By Paul T. Choate
Jan. 3, 2013. Appalachian Ski Mountain will again host the Special Olympics North Carolina Winter Games – Alpine Skiing & Snowboarding competition on Sunday and Monday, Jan. 6 and 7.
More than 120 athletes and coaches from programs local, statewide and even from Virginia and South Carolina are expected to participate in this year’s competition.
Keron Poteat, games management team member, said she is hoping for yet another great event and said the hope is always for the event to improve from one year to the next.
Though there is a competitive component to the games, it is also a chance to open new doors for those with special needs.
“Our main goal is that everyone will be safe and have a good time,” Poteat said.
French-Swiss Ski College President Jim Cottrell first organized the Special Olympics Southeast Region Games in 1978 and the SONC Winter Games evolved out of that event in later years.
“We started the first regional games that was ever conducted in 1978 and we’ve been running that event ever since,” Cottrell said. “We were the first organization that did that on a year to year basis. We wrote the manual on how to conduct these events.”
When Cottrell says he and his team at the French-Swiss Ski College “wrote the manual,” he means it literally. After a few years of growing pains in the late 70s for an event Cottrell described as “very difficult” to organize at first, all the kinks were ultimately worked out. As a result, the event garnered widespread attention and Cottrell and his team literally wrote a manual outlining how to hold a winter sports event for those with special needs.
Cottrell said the skill range of participants to the annual event varies greatly, from those who have never attempted to ski or snowboard before to the highly experienced.
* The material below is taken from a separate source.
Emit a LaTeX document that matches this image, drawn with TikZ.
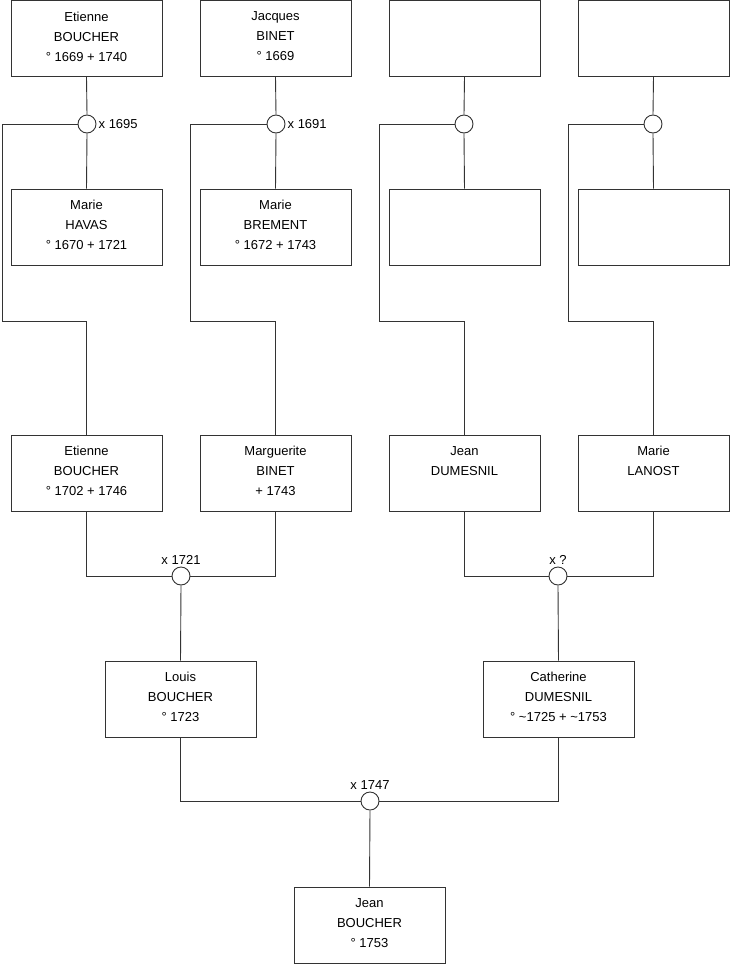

“Our primary function or purpose is to get the athletes to where they can develop for life — that they can [ski or snowboard] with families or come with groups and be independent on the slopes,” Cottrell said. “It’s a realistic goal.”
Cottrell also noted that it is important to remember that those with disabilities are just the same as other people and said he believes the stigma of mental disability “has been broken down pretty completely.”
The 2013 SONC Winter Games will officially begin with the opening ceremonies on Sunday, Jan. 6, at 2 p.m. Athletes will be on the slopes Sunday for instruction and practice runs from 2:15 p.m. to 4:15 p.m.
SONC snowboarder Zach Butler of Raleigh and Alpine skier Stephanie Jamie of Advance will use the competition as their final training before heading to the Republic of Korea to compete in the 2013 Special Olympics World Winter Games Jan. 29 to Feb. 5.
Sunday’s events will conclude with a banquet at the Meadowbrook Inn beginning at 6:30 p.m. and a dance will be held from 8 to 10 p.m.
On Monday, Jan. 7, the athletes will put their skills to the test when the yellow, blue, black, green and snowboard divisions take to the slopes for competition beginning at 1:45 p.m.
Awards will be given after each division concludes competition and the event concludes at around 4 p.m.
Athletes competing in the SONC Winter Games – Alpine Skiing & Snowboarding represent the following counties/agencies: Alamance, Avery, Beaufort/Hyde, Buncombe, Burke, Cabarrus, Davidson, Davie, Durham, Forsyth, Gaston, Guilford/Greensboro, Guilford/High Point, Iredell, J. Iverson Riddle Development Center, Johnston, Jones, Lake Norman, Lee, Mecklenburg, Orange, Pasquotank/Camden, Wake and Watauga. Special Olympics Virginia and South Carolina will also have a delegations participating in the games.